There is good leverage and bad leverage. The good leverage is the one that reduces tax but does not have margin calls. It is suitable for high growth ETFs like VDHG that pay good dividends that investors have to pay tax on because they are working and in a high tax bracket.
It works like this. The way to reduce tax, increase returns, and accumulate more units in the ETF is to take out a NAB Equity Builder loan to buy the shares. It works differently than typical margin loans with no possibility of a margin call. You put in some money - for VDHG 20% of the amount you want to buy. They supply the other 80%. It is like a personal loan with the ETF as security. You take it out for 3 to 10 years but can pay it off quicker if you wish. There is no chance of the dreaded margin call - the only issue is like any loan making your payments. The big dividend is then used to help payout the loan, so the interest portion becomes a tax deduction rather than a tax liability.

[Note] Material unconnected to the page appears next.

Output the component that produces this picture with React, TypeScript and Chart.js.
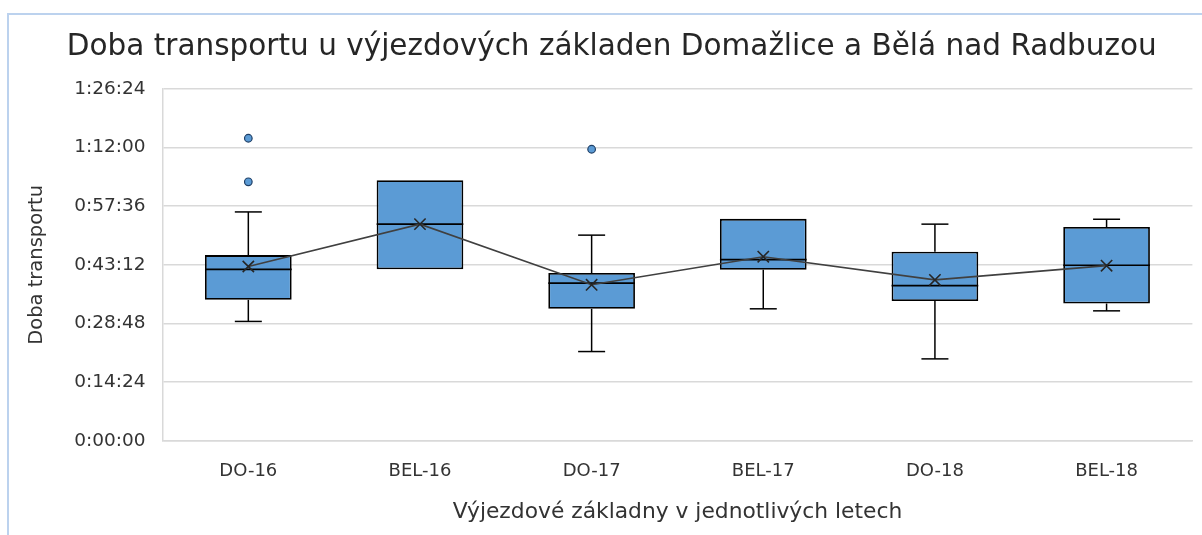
import React, { useEffect, useRef } from "react";
import { Chart, registerables } from "chart.js";

Chart.register(...registerables);

// ---- data (minutes) ----
const categories = ["DO-16", "BEL-16", "DO-17", "BEL-17", "DO-18", "BEL-18"];
const whiskerMin = [29.3, 42.1, 21.9, 32.4, 20.1, 31.9];
const q1 = [34.6, 42.1, 32.4, 42.0, 34.3, 33.7];
const median = [42.1, 53.2, 38.7, 44.5, 38.1, 43.1];
const q3 = [45.6, 64.0, 41.2, 54.5, 46.4, 52.5];
const whiskerMax = [56.2, 64.0, 50.5, 54.5, 53.2, 54.4];
const mean = [42.8, 53.2, 38.3, 45.2, 39.5, 43.0];
const outlierCats = ["DO-16", "DO-16", "DO-17"];
const outlierVals = [74.3, 63.6, 71.6];
const yTicks = [0, 14.4, 28.8, 43.2, 57.6, 72, 86.4];

const titleText = "Doba transportu u výjezdových základen Domažlice a Bělá nad Radbuzou";
const yTitle = "Doba transportu";
const xTitle = "Výjezdové základny v jednotlivých letech";

const FONT = "'DejaVu Sans', sans-serif";

function fmt(min: number): string {
  const total = Math.round(min * 60);
  const h = Math.floor(total / 3600);
  const m = Math.floor((total % 3600) / 60);
  const s = total % 60;
  return `${h}:${String(m).padStart(2, "0")}:${String(s).padStart(2, "0")}`;
}

const boxPlugin = {
  id: "boxExtras",
  beforeDatasetsDraw(chart: any) {
    const ctx = chart.ctx;
    const xs = chart.scales.x;
    const ys = chart.scales.y;
    const cap = 13.5;
    ctx.save();
    ctx.strokeStyle = "#000000";
    ctx.lineWidth = 1.5;
    for (let i = 0; i < categories.length; i++) {
      const x = xs.getPixelForValue(i);
      const segs: [number, number][] = [
        [whiskerMin[i], q1[i]],
        [q3[i], whiskerMax[i]],
      ];
      for (const [a, b] of segs) {
        if (Math.abs(a - b) < 1e-6) continue;
        const ya = ys.getPixelForValue(a);
        const yb = ys.getPixelForValue(b);
        ctx.beginPath();
        ctx.moveTo(x, ya);
        ctx.lineTo(x, yb);
        ctx.stroke();
      }
      if (whiskerMin[i] < q1[i]) {
        const y = ys.getPixelForValue(whiskerMin[i]);
        ctx.beginPath();
        ctx.moveTo(x - cap, y);
        ctx.lineTo(x + cap, y);
        ctx.stroke();
      }
      if (whiskerMax[i] > q3[i]) {
        const y = ys.getPixelForValue(whiskerMax[i]);
        ctx.beginPath();
        ctx.moveTo(x - cap, y);
        ctx.lineTo(x + cap, y);
        ctx.stroke();
      }
    }
    ctx.restore();
  },
  afterDatasetDraw(chart: any, args: any) {
    if (args.index !== 0) return;
    const ctx = chart.ctx;
    const ys = chart.scales.y;
    const meta = chart.getDatasetMeta(0);
    ctx.save();
    ctx.strokeStyle = "#000000";
    ctx.lineWidth = 1.7;
    meta.data.forEach((bar: any, i: number) => {
      const y = ys.getPixelForValue(median[i]);
      ctx.beginPath();
      ctx.moveTo(bar.x - bar.width / 2, y);
      ctx.lineTo(bar.x + bar.width / 2, y);
      ctx.stroke();
    });
    ctx.restore();
  },
};

export default function App() {
  const ref = useRef<HTMLCanvasElement | null>(null);
  useEffect(() => {
    if (!ref.current) return;
    const chart = new Chart(ref.current, {
      type: "bar",
      data: {
        labels: categories,
        datasets: [
          {
            type: "bar",
            data: categories.map((_, i) => [q1[i], q3[i]]) as any,
            backgroundColor: "#5B9BD5",
            borderColor: "#000000",
            borderWidth: 1.8,
            borderSkipped: false,
            barPercentage: 0.505,
            categoryPercentage: 1,
            order: 3,
          },
          {
            type: "line",
            data: mean,
            borderColor: "#404040",
            borderWidth: 1.6,
            pointStyle: "crossRot",
            pointRadius: 8,
            pointBorderColor: "#262626",
            pointBorderWidth: 1.6,
            fill: false,
            order: 1,
          } as any,
          {
            type: "line",
            data: outlierCats.map((c, i) => ({ x: c, y: outlierVals[i] })),
            showLine: false,
            pointStyle: "circle",
            pointRadius: 3.8,
            pointBackgroundColor: "#5B9BD5",
            pointBorderColor: "#1F3F66",
            pointBorderWidth: 1.2,
            order: 2,
          } as any,
        ],
      },
      options: {
        responsive: true,
        maintainAspectRatio: false,
        animation: false,
        layout: { padding: { left: 20, right: -1.5, top: 0, bottom: 0 } },
        plugins: {
          legend: { display: false },
          tooltip: { enabled: false },
          title: {
            display: true,
            text: titleText,
            color: "#262626",
            font: { family: FONT, size: 29.5, weight: "normal", lineHeight: 1.2 },
            padding: { top: 29.3, bottom: 24.3 },
          },
        },
        scales: {
          x: {
            type: "category",
            grid: { display: false, drawTicks: false },
            border: { display: true, color: "#d9d9d9", width: 1.5 },
            ticks: {
              color: "#333333",
              padding: 20,
              font: { family: FONT, size: 18, lineHeight: 1.2 },
            },
            title: {
              display: true,
              text: xTitle,
              color: "#333333",
              font: { family: FONT, size: 21.8, lineHeight: 1.2 },
              padding: { top: 0, bottom: 10 },
            },
            afterFit(scale: any) {
              scale.height = 94.3;
            },
          },
          y: {
            type: "linear",
            min: 0,
            max: 86.4,
            afterBuildTicks(scale: any) {
              scale.ticks = yTicks.map((v) => ({ value: v }));
            },
            grid: { color: "#d9d9d9", lineWidth: 1.5, drawTicks: false },
            border: { display: true, color: "#d9d9d9", width: 1.5 },
            ticks: {
              color: "#333333",
              padding: 17,
              font: { family: FONT, size: 18.5, lineHeight: 1.2 },
              callback: (v: any) => fmt(Number(v)),
            },
            title: {
              display: true,
              text: yTitle,
              color: "#333333",
              font: { family: FONT, size: 19.5, lineHeight: 1.2 },
              padding: { top: 5, bottom: 0 },
            },
            afterFit(scale: any) {
              scale.width = 142.5;
            },
          },
        },
      },
      plugins: [boxPlugin],
    });
    return () => chart.destroy();
  }, []);

  return (
    <div style={{ position: "absolute", left: 0, top: 0, width: 1202, height: 535, background: "#ffffff", overflow: "hidden" }}>
      <div
        style={{
          position: "absolute",
          left: 7,
          top: 13,
          width: 1195,
          height: 522,
          boxSizing: "border-box",
          borderLeft: "2px solid #bcd2ee",
          borderTop: "2px solid #bcd2ee",
        }}
      />
      <canvas ref={ref} style={{ position: "absolute", left: 0, top: 0 }} />
    </div>
  );
}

Once paid out, you can do the same again - only this time you also have the first lot of units - so you have two dividends. You can keep doing this over and over, increasing the dividend each time. Eventually, over the long term, even with taxes, it will be self-perpetuating, and you will get a steadily growing number of units and passive income - taxed, of course. But as time goes by, the distribution will be so great you can retire and live off it. The Financial Independent Retire Early (FIRE) loves it. It, and similar strategies, is likely why the NAB Equity Builder is so popular here in Aus. There is an 8-month waiting list.